Elliot Silberberg (Steamboat Springs, Colorado)
For me, Frank’s photos are of the same America without its make-up on that we see day in and out, but need to be reminded exists, what with the relentless efforts around to sugarcoat everything American into sentimental tripe, patriotism or unbounded joy. Frank knew we only need reminders to banish the hype that bombards us. His is a humble artistry, respectful of its weary subjects and of us looking in. At long last (why is it so hard?) here lived an honest man. What’s more: That’s a beautiful photo of Frank accompanying the article.

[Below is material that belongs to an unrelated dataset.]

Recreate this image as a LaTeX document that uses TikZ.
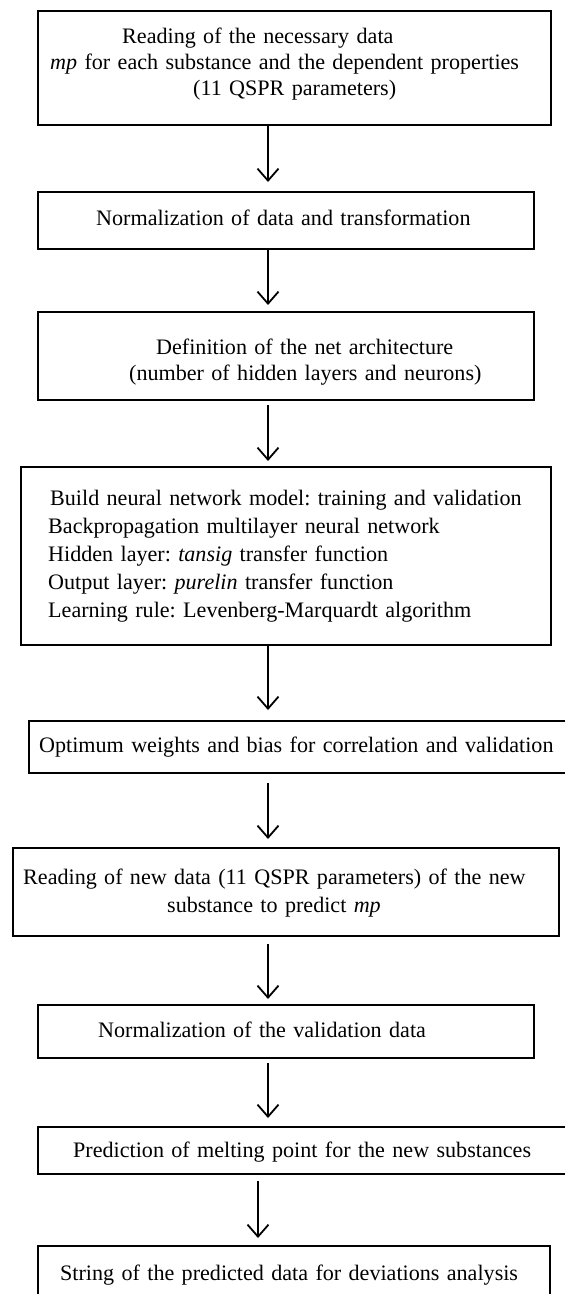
\documentclass[tikz,border=0pt]{standalone}
\usepackage{fontspec}
\setmainfont{Liberation Serif}
\frenchspacing
\usetikzlibrary{arrows.meta}
\begin{document}
\begin{tikzpicture}[x=0.5pt,y=-0.5pt,
  stepbox/.style={draw,line width=1.2pt,anchor=north west,inner sep=0pt,align=left,font=\fontsize{11.05}{14}\selectfont},
  flow/.style={line width=0.9pt,-{Straight Barb[length=6pt,width=10.5pt]}}]
\useasboundingbox (0,0) rectangle (565,1294);
\coordinate (ax) at (268,0);
\coordinate (bx) at (258,0);

%reading and preparing data
\node (read) at (37,10) [stepbox,text width=256.5pt,text height=16pt,text depth=41pt,font=\fontsize{11.05}{13}\selectfont]
  {\hspace*{42pt}Reading of the necessary data\\
   \hspace*{6pt}\textit{mp} for each substance and the dependent properties\\
   \hspace*{77.5pt}(11 QSPR parameters)};
\node (norm) at (37,191) [stepbox,text width=248pt,text height=16.5pt,text depth=12pt]
  {\hspace*{29pt}Normalization of data and transformation};
\node (arch) at (37,311) [stepbox,text width=248pt,text height=21pt,text depth=23pt,font=\fontsize{11.05}{13}\selectfont]
  {\hspace*{59pt}Definition of the net architecture\\
   \hspace*{45.5pt}(number of hidden layers and neurons)};

%model
\node (model) at (20,466) [stepbox,text width=265pt,text height=19pt,text depth=70pt]
  {\hspace*{14.5pt}Build neural network model: training and validation\\
   \hspace*{13.5pt}Backpropagation multilayer neural network\\
   \hspace*{13.5pt}Hidden layer: \textit{tansig} transfer function\\
   \hspace*{13.5pt}Output layer: \textit{purelin} transfer function\\
   \hspace*{13.5pt}Learning rule: Levenberg-Marquardt algorithm};
\node (optw) at (28,720) [stepbox,text width=271pt,text height=15.5pt,text depth=10.5pt]
  {\hspace*{5pt}Optimum weights and bias for correlation and validation};

%prediction
\node (newdata) at (12,847) [stepbox,text width=273pt,text height=18pt,text depth=26pt]
  {\hspace*{5pt}Reading of new data (11 QSPR parameters) of the new\\
   \hspace*{77pt}substance to predict \textit{mp}};
\node (normval) at (37,1004) [stepbox,text width=248pt,text height=16pt,text depth=10.5pt]
  {\hspace*{30pt}Normalization of the validation data};
\node (pred) at (37,1126) [stepbox,text width=266.5pt,text height=15pt,text depth=8.5pt]
  {\hspace*{17.5pt}Prediction of melting point for the new substances};
\node (dev) at (37,1245) [stepbox,text width=256pt,text height=17pt,text depth=10.5pt]
  {\hspace*{11pt}String of the predicted data for deviations analysis};

%arrows
\draw[flow] (read.south -| ax) -- ([yshift=4.5pt]norm.north -| ax);
\draw[flow] (norm.south -| ax) -- ([yshift=3pt]arch.north -| ax);
\draw[flow] ([yshift=-2pt]arch.south -| ax) -- ([yshift=2.5pt]model.north -| ax);
\draw[flow] (model.south -| ax) -- ([yshift=5pt]optw.north -| ax);
\draw[flow] ([yshift=-4.5pt]optw.south -| ax) -- ([yshift=4pt]newdata.north -| ax);
\draw[flow] ([yshift=-3.5pt]newdata.south -| ax) -- ([yshift=2.5pt]normval.north -| ax);
\draw[flow] ([yshift=-2pt]normval.south -| ax) -- ([yshift=4pt]pred.north -| ax);
\draw[flow] ([yshift=-3pt]pred.south -| bx) -- ([yshift=3.5pt]dev.north -| bx);
\end{tikzpicture}
\end{document}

If it’s true, as they say, after 50 you get the face you deserve, look at his (totally frank) and honor it.
whatevs (east coast)
Sometimes, when a towering figure passes away, we look back on the work and understand how it was a product of its time. But Frank's work is beyond that. Prescient, raw, powerful, stunning it transformed photography. And it continues to be relevant today--everything he saw about America, its good and bad , its ugliness, its cruelty, its ambition, its recklessness and its few places of unexpected beauty and possibility for redemption, can be said to describe the place we live now. He was always right and he still is.
tadjani (City of Angels)
Thank you for your beautiful, meaningful, and cinematic photography, Mr. Frank. RIP.
sidecross (CA)
I too was influenced by the fine work of Robert Frank who had a great influence on my way to first photograph and then view the world. His life and world view will be missed.
Steve Giovinco (New York)
When I first saw his work as a young photographer, I was stunned by Robert Frank's raw, emotive power that captured the world uncomposed. A highlight was when he came to Yale as a visiting artist: we watched a film; he spoke about New York and photography a bit. This was heaven.
Greg (Brewster NY)
His New York photography was my introduction to his work, and it blew me away. I didn’t know such creative expressions were possible with a camera and black and white film.